— BEGIN STORED ROWS —

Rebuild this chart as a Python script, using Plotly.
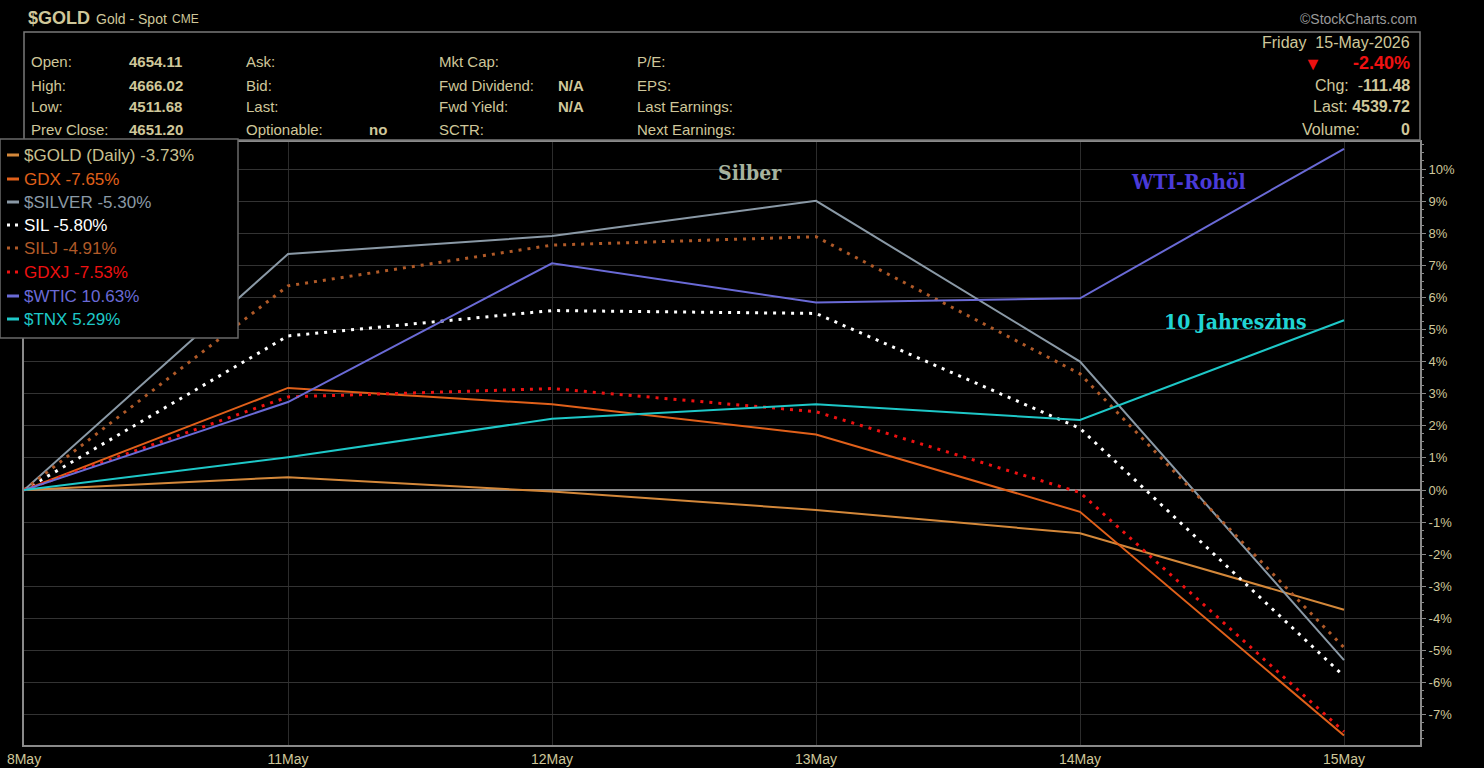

— END STORED ROWS —
— BEGIN STORED ROWS —

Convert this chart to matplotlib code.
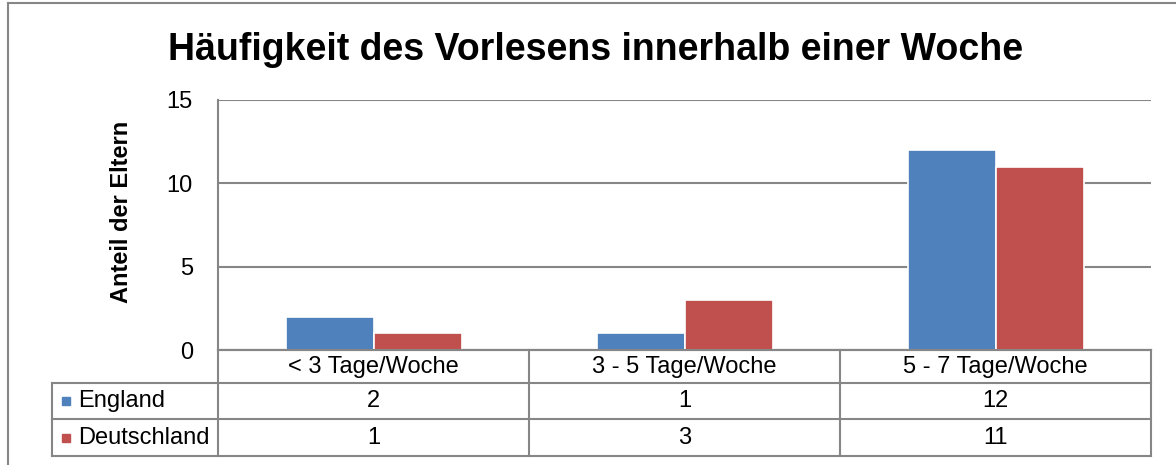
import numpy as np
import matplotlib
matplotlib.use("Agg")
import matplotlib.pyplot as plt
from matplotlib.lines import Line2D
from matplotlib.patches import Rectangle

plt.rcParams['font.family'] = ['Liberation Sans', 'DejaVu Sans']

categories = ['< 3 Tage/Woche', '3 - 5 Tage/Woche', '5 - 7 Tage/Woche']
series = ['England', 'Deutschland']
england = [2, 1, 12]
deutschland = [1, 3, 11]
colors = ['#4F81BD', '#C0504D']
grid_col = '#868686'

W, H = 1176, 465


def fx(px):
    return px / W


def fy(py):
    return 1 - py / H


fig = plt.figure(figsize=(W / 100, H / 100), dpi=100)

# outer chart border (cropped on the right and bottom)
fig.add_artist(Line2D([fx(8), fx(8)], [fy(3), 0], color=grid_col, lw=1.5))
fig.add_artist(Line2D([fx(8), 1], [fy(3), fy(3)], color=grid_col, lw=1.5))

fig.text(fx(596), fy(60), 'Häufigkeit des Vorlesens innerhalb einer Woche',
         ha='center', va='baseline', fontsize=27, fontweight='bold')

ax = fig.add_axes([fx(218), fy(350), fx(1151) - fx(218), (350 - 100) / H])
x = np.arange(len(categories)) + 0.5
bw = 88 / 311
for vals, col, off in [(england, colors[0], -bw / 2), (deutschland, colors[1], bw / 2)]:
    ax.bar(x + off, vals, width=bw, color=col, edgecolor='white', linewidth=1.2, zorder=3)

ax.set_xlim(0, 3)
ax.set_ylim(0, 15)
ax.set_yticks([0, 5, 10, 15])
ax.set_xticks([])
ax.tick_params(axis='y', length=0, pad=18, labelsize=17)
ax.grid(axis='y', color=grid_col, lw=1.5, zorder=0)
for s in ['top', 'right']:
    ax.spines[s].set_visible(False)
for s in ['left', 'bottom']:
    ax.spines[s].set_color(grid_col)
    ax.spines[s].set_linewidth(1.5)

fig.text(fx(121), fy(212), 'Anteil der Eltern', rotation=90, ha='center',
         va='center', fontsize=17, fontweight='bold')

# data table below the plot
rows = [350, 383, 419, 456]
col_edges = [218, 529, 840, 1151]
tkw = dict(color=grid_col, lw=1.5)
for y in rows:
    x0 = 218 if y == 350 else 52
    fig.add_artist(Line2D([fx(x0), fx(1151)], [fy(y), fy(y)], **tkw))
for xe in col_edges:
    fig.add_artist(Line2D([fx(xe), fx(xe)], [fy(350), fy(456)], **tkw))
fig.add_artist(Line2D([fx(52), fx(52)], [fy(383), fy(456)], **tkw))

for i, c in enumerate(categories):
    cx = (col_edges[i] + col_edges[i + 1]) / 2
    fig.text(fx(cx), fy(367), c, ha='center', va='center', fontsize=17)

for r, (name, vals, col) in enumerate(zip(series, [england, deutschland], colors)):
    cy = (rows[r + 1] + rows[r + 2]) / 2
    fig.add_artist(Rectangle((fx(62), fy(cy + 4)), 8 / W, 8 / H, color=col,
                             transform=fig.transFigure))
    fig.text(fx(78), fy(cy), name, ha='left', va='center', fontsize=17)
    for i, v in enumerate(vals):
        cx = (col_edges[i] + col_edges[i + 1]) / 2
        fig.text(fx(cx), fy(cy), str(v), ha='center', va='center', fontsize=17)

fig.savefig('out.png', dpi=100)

— END STORED ROWS —
— BEGIN STORED ROWS —

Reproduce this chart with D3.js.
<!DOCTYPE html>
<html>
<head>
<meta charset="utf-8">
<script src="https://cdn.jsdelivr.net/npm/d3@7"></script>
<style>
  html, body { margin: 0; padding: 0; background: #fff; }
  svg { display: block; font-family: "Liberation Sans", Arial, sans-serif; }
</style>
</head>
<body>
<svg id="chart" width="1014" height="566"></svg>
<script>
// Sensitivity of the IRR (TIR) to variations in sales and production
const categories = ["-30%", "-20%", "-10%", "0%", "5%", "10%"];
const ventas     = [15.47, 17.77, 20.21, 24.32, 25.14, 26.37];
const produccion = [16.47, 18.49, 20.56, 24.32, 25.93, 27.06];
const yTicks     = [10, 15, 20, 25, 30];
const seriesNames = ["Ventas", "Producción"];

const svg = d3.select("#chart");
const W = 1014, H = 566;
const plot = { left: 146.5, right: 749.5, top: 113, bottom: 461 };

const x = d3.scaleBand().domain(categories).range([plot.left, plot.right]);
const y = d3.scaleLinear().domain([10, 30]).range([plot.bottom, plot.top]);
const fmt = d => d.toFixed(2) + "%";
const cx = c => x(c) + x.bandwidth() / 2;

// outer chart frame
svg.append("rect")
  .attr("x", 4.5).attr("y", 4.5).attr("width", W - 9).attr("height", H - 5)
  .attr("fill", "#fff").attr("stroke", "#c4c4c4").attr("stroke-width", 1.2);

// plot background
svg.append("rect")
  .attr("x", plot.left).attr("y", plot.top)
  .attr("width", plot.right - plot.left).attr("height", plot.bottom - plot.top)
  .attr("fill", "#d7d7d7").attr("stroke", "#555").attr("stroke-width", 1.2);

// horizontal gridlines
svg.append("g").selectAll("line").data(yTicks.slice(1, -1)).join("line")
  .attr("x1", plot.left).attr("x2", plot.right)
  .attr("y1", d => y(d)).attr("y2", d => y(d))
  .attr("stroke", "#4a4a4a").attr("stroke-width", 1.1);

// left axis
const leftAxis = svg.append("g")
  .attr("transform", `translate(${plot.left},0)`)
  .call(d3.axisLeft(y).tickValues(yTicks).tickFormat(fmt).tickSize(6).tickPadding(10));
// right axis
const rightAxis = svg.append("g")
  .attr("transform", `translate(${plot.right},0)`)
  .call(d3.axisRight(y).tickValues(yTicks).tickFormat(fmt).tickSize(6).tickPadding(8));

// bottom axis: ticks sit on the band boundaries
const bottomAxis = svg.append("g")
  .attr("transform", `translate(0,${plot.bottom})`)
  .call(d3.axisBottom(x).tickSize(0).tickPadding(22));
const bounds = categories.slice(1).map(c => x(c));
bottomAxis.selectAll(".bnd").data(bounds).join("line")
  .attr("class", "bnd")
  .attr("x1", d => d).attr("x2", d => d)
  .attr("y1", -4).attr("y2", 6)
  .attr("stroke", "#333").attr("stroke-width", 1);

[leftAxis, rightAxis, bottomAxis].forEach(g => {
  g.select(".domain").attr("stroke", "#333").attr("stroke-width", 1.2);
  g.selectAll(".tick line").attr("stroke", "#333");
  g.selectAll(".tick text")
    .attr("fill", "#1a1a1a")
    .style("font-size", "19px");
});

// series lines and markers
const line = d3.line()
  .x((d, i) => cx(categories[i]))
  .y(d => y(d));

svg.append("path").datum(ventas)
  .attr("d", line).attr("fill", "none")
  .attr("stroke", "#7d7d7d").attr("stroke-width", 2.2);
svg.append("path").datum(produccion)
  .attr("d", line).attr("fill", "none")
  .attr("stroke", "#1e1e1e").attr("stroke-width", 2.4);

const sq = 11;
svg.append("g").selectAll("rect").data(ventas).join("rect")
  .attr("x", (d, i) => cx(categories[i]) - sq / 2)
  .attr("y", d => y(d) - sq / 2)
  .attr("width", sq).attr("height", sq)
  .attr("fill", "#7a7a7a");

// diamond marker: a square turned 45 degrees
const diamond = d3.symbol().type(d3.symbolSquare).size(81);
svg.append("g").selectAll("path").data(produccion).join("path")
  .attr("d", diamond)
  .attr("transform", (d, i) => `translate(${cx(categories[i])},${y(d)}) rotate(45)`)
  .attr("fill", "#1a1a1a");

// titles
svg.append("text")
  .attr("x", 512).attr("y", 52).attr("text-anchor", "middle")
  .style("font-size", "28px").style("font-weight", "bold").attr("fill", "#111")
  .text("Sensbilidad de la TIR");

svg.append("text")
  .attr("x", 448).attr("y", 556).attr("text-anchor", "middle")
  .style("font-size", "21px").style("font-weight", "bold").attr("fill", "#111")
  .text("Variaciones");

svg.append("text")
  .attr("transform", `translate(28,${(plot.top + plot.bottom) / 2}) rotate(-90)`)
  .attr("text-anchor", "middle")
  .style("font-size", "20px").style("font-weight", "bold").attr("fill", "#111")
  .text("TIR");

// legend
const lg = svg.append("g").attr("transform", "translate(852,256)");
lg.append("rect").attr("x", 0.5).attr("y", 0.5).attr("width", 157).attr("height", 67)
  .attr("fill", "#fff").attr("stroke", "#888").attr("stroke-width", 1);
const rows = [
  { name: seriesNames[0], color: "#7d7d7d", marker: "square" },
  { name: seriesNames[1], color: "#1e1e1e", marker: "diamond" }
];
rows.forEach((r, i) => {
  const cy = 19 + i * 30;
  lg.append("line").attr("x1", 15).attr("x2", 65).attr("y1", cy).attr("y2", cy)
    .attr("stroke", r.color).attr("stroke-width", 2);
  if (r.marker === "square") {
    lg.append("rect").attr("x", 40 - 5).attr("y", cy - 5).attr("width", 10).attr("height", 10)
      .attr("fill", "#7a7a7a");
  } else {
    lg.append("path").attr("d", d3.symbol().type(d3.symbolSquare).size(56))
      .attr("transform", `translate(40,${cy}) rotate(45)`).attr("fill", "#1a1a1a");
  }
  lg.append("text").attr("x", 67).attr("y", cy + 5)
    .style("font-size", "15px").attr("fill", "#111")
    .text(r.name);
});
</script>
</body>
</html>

— END STORED ROWS —

▶ [THE REQUEST]
Exactly as they stand, quote the lines beginning with the one that contains "Convert this chart to matplotlib code." and ending with the one that contains "plt.rcParams['font.family'] = ['Liberation", with no pictures.

▶ [RESPONSE]
Convert this chart to matplotlib code.
import numpy as np
import matplotlib
matplotlib.use("Agg")
import matplotlib.pyplot as plt
from matplotlib.lines import Line2D
from matplotlib.patches import Rectangle

plt.rcParams['font.family'] = ['Liberation Sans', 'DejaVu Sans']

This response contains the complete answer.